Os mesmos formadores de opinião que se apressam em estabelecer a narrativa da conspiração golpista ampla, geral e irrestrita também já aproveitaram os episódios dos últimos dias para reforçar sua oposição a qualquer tentativa de anistiar os réus e condenados do 8 de janeiro – posição também defendida publicamente por Moraes, sempre pronto a falar fora dos autos e marcar terreno como um inflexível protetor da democracia brasileira. É importante lembrar que a concessão de anistia é prerrogativa do Congresso, e que os casos em tela não se encaixem nas circunstâncias em que a Constituição e a lei penal vedariam tal concessão, mas ainda mais importante é desmontar a grande falácia em torno do tema.
Quem fala em anistia não o faz por considerar que os fatos de 8 de janeiro de 2023 sejam uma irrelevância; ninguém há de negar a gravidade do que ocorreu naquele dia. A anistia entrou nas discussões porque, em vez de dar a resposta adequada, investigando e punindo com rigor, mas também com critério e provas robustas, PGR e STF estão cometendo um erro judiciário atrás do outro. São erros que precisam ser consertados, e que não o serão pelo Supremo. Como afirmou a Gazeta do Povo tempos atrás, “se isso [a anistia] acabar levando à impunidade para criminosos reais, depredadores ou golpistas, não será por culpa dos congressistas, mas da PGR e do STF, que não cumpriram sua tarefa a contento e em respeito à Constituição”.
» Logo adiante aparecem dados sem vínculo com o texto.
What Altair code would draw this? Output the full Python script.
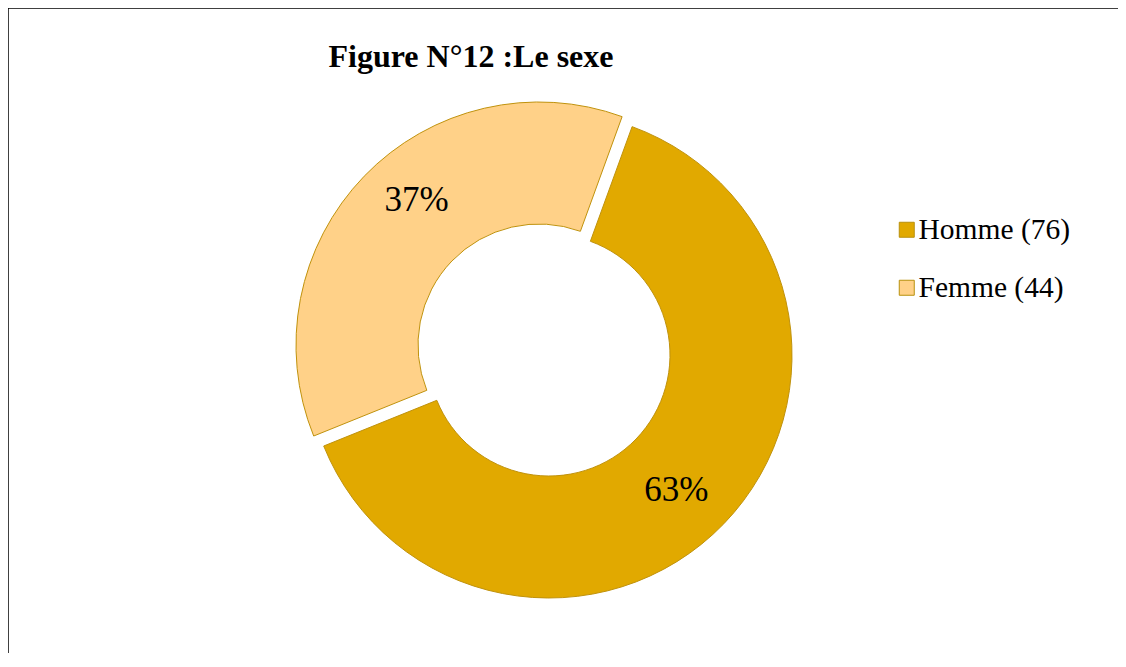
import altair as alt
import pandas as pd
import math

# ---- data ----
categories = ["Homme", "Femme"]
counts = [76, 44]
order = [1, 2]
colors = ["#E1A900", "#FFD188"]
title_text = ["Figure N°12 :Le sexe"]

df = pd.DataFrame({"cat": categories, "value": counts, "order": order})
df["label"] = [f"{c} ({v})" for c, v in zip(categories, counts)]
total = sum(counts)

start_rad = math.radians(20)
theta_scale = alt.Scale(domain=[0, total], range=[start_rad, start_rad + 2 * math.pi])
legend_labels = list(df["label"])

W, H = 1110, 645
CX, CY = 536, 342
R_OUT, R_IN = 243, 121
R_LAB = 184
SERIF = "Liberation Serif"

base = (
    alt.Chart(df)
    .transform_window(end="sum(value)", sort=[alt.SortField("order")], frame=[None, 0])
    .transform_joinaggregate(tot="sum(value)")
    .transform_calculate(
        start="datum.end - datum.value",
        mid="datum.end - datum.value / 2",
        pct="round(datum.value / datum.tot * 100) + '%'",
    )
)

color_enc = alt.Color(
    "label:N",
    scale=alt.Scale(domain=legend_labels, range=colors),
    legend=alt.Legend(
        title=None,
        orient="none",
        legendX=884,
        legendY=207,
        symbolType="square",
        symbolSize=225,
        symbolStrokeColor="#B8900C",
        symbolStrokeWidth=1,
        symbolOpacity=1,
        labelFont=SERIF,
        labelFontSize=29.5,
        labelColor="#000000",
        labelOffset={"expr": "-3"},
        rowPadding=27,
        padding=0,
        labelLimit=400,
    ),
)

def arc_layer(cat, off):
    return (
        base.transform_filter(alt.datum.cat == cat)
        .mark_arc(
            radius=R_OUT, radius2=R_IN, xOffset=off, yOffset=off,
            stroke="#C0920C", strokeWidth=1, opacity=1,
        )
        .encode(
            theta=alt.Theta("start:Q", stack=None, scale=theta_scale),
            theta2="end:Q",
            color=color_enc,
            x=alt.value(CX),
            y=alt.value(CY),
        )
    )

def text_layer(cat, off, dx, dy):
    return (
        base.transform_filter(alt.datum.cat == cat)
        .mark_text(
            radius=R_LAB, xOffset=off, yOffset=off, dx=dx, dy=dy,
            font=SERIF, fontSize=35, color="#000000",
            align="center", baseline="alphabetic",
        )
        .encode(
            theta=alt.Theta("mid:Q", stack=None, scale=theta_scale),
            text="pct:N",
            x=alt.value(CX),
            y=alt.value(CY),
        )
    )

title_layer = (
    alt.Chart(pd.DataFrame({"t": title_text}))
    .mark_text(font=SERIF, fontSize=32, fontWeight="bold", color="#000000",
               align="center", baseline="alphabetic")
    .encode(text="t:N", x=alt.value(463), y=alt.value(59))
)

# chart frame: top and left edges only (the reference frame runs off the page)
frame_top = (
    alt.Chart(pd.DataFrame({"k": [0]}))
    .mark_rule(color="#000000", strokeWidth=1.5)
    .encode(x=alt.value(0), x2=alt.value(W), y=alt.value(0))
)
frame_left = (
    alt.Chart(pd.DataFrame({"k": [0]}))
    .mark_rule(color="#000000", strokeWidth=1.5)
    .encode(x=alt.value(0), y=alt.value(0), y2=alt.value(H))
)

chart = (
    alt.layer(
        arc_layer("Homme", 5),
        arc_layer("Femme", -5),
        text_layer("Homme", 5, -5, 18),
        text_layer("Femme", -5, 10, -6),
        title_layer,
        frame_top,
        frame_left,
    )
    .properties(width=W, height=H, background="white", padding=0,
                autosize=alt.AutoSizeParams(type="none"))
    .configure_view(stroke=None)
)

chart.save("out.html", embed_options={"renderer": "svg", "actions": False})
É inaceitável que cada novo episódio desse tipo, seja real ou fabricado – como o caso do entrevero envolvendo Moraes e três brasileiros no aeroporto de Roma –, sirva de pretexto para mais relativização das garantias democráticas, mais perseguição, mais restrições à liberdade de expressão, enfim, mais de tudo aquilo que se choca frontalmente com a democracia que tantos defendem no discurso, mas vilipendiam na prática. Um episódio gravíssimo como o da possível existência de um plano homicida contra Lula e outras autoridades precisa ser investigado com total rigor e também com serenidade. Caso a vil conspiração seja confirmada, que cada um dos implicados seja devidamente punido conforme prevê a lei. Mas a eventual loucura de uns não pode ser usada para justificar os abusos já cometidos e aqueles ainda por cometer.